[clang] [llvm] [mlir] [AMDGPU] Add a new amdgcn.load.to.lds intrinsic (PR #137425)

Fri May 2 12:16:11 PDT 2025

================
@@ -2641,6 +2641,28 @@ def int_amdgcn_perm :
 // GFX9 Intrinsics
 //===----------------------------------------------------------------------===//
 
+/// This is a general-purpose intrinsic for all operations that take a pointer
+/// a base location in LDS, and a data size and use it to perform a gather to LDS.
+/// This allows abstracting over both global pointers (address space 1) and
+/// the buffer-resource-wrapper pointers (address space 7 and 9).
+/// TODO: add support for address space 5 and scratch_load_lds.
+class AMDGPULoadToLDS :
+  Intrinsic <
+    [],
+    [llvm_anyptr_ty,                    // Base pointer to load from. Varies per lane.
+     LLVMQualPointerType<3>,            // LDS base pointer to store to.
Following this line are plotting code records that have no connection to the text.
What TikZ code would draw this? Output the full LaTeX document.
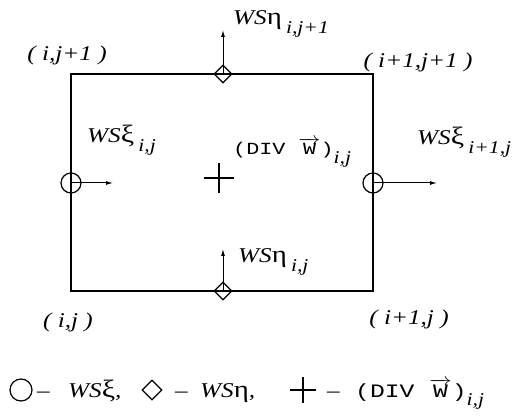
\documentclass[tikz,border=0pt]{standalone}
\usepackage{graphicx}
\usepackage{fontspec}
\setmainfont{Liberation Serif}
\setmonofont{Liberation Mono}
\usetikzlibrary{calc, positioning, shapes.geometric, arrows.meta}

\tikzset{
    lbl/.style={font=\fontsize{21}{24}\selectfont\itshape, inner sep=0pt},
    ximark/.style={circle, draw, line width=1.2pt, minimum size=20pt, inner sep=0pt},
    etamark/.style={diamond, draw, line width=1.2pt, minimum size=18pt, inner sep=0pt},
    flux/.style={-{Latex[length=7pt,width=4pt]}, line width=1pt}
}
\newcommand{\wide}[1]{\scalebox{1.2}[1]{#1}}
\newcommand{\wsxi}{\textit{WS}{\fontsize{25}{26}\selectfont\upshape ξ}}
\newcommand{\wseta}{\textit{WS}{\fontsize{24}{26}\selectfont\upshape η}}
\newcommand{\idx}[1]{\,\raisebox{-0.4em}{\fontsize{18}{20}\selectfont\itshape #1}}
\newcommand{\divw}[2]{\scalebox{#2}[1]{\fontsize{#1}{#1}\selectfont\ttfamily\upshape (DIV $\overrightarrow{\mbox{\ttfamily W}}$)}}

\begin{document}
\begin{tikzpicture}[x=1pt, y=-1pt]
    \useasboundingbox (0,0) rectangle (527,419);

    % cell corners
    \coordinate (SW) at (71,291);
    \coordinate (SE) at (373,291);
    \coordinate (NE) at (373,74);
    \coordinate (NW) at (71,74);

    % cell boundary
    \draw[line width=1.3pt] (SW) -- (SE) -- (NE) -- (NW) -- cycle;

    % face and centre points
    \node[ximark] (xl) at (71,183) {};
    \node[ximark] (xr) at (373,183) {};
    \node[etamark] (et) at (223,74) {};
    \node[etamark] (eb) at (223,291) {};
    \coordinate (cc) at (219,178);
    \draw[line width=2.6pt] ($(cc)+(-15,0)$) -- ($(cc)+(15,0)$);
    \draw[line width=2.6pt] ($(cc)+(0,-15)$) -- ($(cc)+(0,15)$);

    % flux arrows
    \coordinate (xlend) at (113,183);
    \coordinate (xrend) at (437,183);
    \coordinate (etend) at (223,30);
    \coordinate (ebend) at (223,249);
    \draw[flux] (xl.center) -- (xlend);
    \draw[flux] (xr.center) -- (xrend);
    \draw[flux] (et.center) -- (etend);
    \draw[flux] (eb.center) -- (ebend);

    % corner labels
    \node[lbl] (lNW) at (67,55) {\wide{( i,j+1 )}};
    \node[lbl] (lNE) at (418,62) {\wide{( i+1,j+1 )}};
    \node[lbl] (lSW) at (68,322) {\wide{( i,j )}};
    \node[lbl] (lSE) at (409,319) {\wide{( i+1,j )}};

    % flux labels
    \node[lbl, anchor=base west] (tet) at (233,25) {\wide{\wseta\idx{i,j+1}}};
    \node[lbl, anchor=base west] (teb) at (238,263) {\wide{\wseta\idx{i,j}}};
    \node[lbl, anchor=base west] (txl) at (87,143) {\wide{\wsxi\idx{i,j}}};
    \node[lbl, anchor=base west] (txr) at (417,145) {\wide{\wsxi\idx{i+1,j}}};
    \node[lbl, anchor=base west] (tdiv) at (233,155) {\divw{17}{1.28}\wide{\raisebox{-0.4em}{\fontsize{18}{20}\selectfont i,j}}};

    % legend
    \node[ximark, minimum size=22pt] (kxi) at (21,390) {};
    \node[lbl, anchor=base west] (kd1) at (37,397) {\wide{\textup{–}}};
    \node[lbl, anchor=base west] (kxit) at (68,397) {\wide{\wsxi,}};
    \node[etamark, minimum size=20pt] (keta) at (152,390) {};
    \node[lbl, anchor=base west] (kd2) at (175,397) {\wide{\textup{–}}};
    \node[lbl, anchor=base west] (ketat) at (200,397) {\wide{\wseta,}};
    \coordinate (kdiv) at (303,390);
    \draw[line width=2.6pt] ($(kdiv)+(-13,0)$) -- ($(kdiv)+(13,0)$);
    \draw[line width=2.6pt] ($(kdiv)+(0,-13)$) -- ($(kdiv)+(0,13)$);
    \node[lbl, anchor=base west] (kd3) at (327,397) {\wide{\textup{–}}};
    \node[lbl, anchor=base west] (kdivt) at (355,397) {\divw{19}{1.3}\wide{\raisebox{-0.4em}{\fontsize{18}{20}\selectfont i,j}}};
\end{tikzpicture}
\end{document}
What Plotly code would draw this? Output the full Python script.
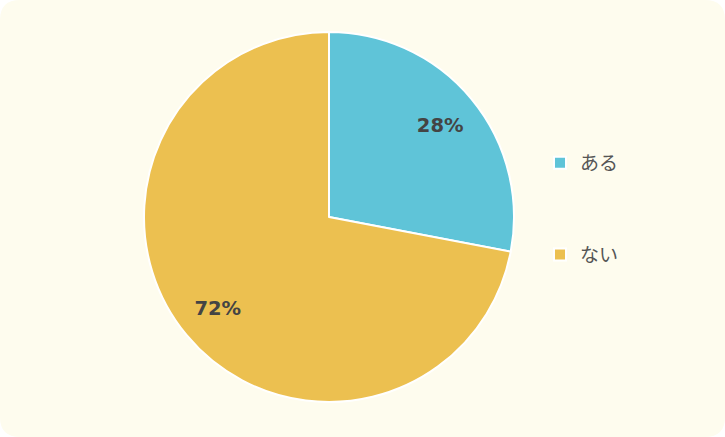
import plotly.graph_objects as go

labels = ["ある", "ない"]
values = [28, 72]
colors = ["#5FC4D8", "#ECC050"]

W, H = 725, 437
dom = dict(x=[144 / W, 514 / W], y=[35 / H, 1 - 32 / H])
fig = go.Figure()

fig.add_trace(go.Pie(
    labels=labels, values=values, sort=False, direction="clockwise", rotation=0,
    marker=dict(colors=colors, line=dict(color="white", width=2)),
    textinfo="none", domain=dom, showlegend=False, hoverinfo="label+percent",
))
# transparent ring used only to place the percentage labels further out
fig.add_trace(go.Pie(
    labels=labels, values=values, sort=False, direction="clockwise", rotation=0,
    hole=0.56,
    marker=dict(colors=["rgba(0,0,0,0)"] * 2, line=dict(width=0)),
    textinfo="percent", texttemplate="%{percent:.0%}",
    textposition="inside", insidetextorientation="horizontal",
    textfont=dict(family="DejaVu Sans", size=19.5, color="#444444", weight="bold"),
    domain=dom, showlegend=False, hoverinfo="skip",
))

for lab, col in zip(labels, colors):
    fig.add_trace(go.Scatter(
        x=[None], y=[None], mode="markers", name=lab, legendgroup=lab,
        marker=dict(symbol="square", size=12, color=col, line=dict(color="white", width=2)),
    ))

rx, ry = 20 / W, 20 / H
path = (f"M {rx},0 L {1-rx},0 Q 1,0 1,{ry} L 1,{1-ry} Q 1,1 {1-rx},1 "
        f"L {rx},1 Q 0,1 0,{1-ry} L 0,{ry} Q 0,0 {rx},0 Z")

fig.update_layout(
    width=W, height=H,
    margin=dict(l=0, r=0, t=0, b=0),
    paper_bgcolor="white", plot_bgcolor="rgba(0,0,0,0)",
    xaxis=dict(visible=False), yaxis=dict(visible=False),
    shapes=[dict(type="path", xref="paper", yref="paper", path=path,
                 fillcolor="#FEFCEE", line=dict(width=0), layer="below")],
    legend=dict(x=540 / W, y=1 - 144 / H, xanchor="left", yanchor="top",
                tracegroupgap=64, bgcolor="rgba(0,0,0,0)",
                font=dict(family="Noto Sans CJK JP", size=19, color="#555555")),
)

fig.write_html("out.html", config={"displayModeBar": False},
               post_script="document.body.style.margin='0';")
Must be wave-uniform.
+     llvm_i32_ty,                       // Data byte size: 1/2/4 (/12/16 for gfx950)
+     llvm_i32_ty,                       // imm offset (applied to both input and LDS address)
----------------
arsenm wrote:

The global one definitely shouldn't have the offset (given it's there, we should be trying to do addressing mode folding into it)

https://github.com/llvm/llvm-project/pull/137425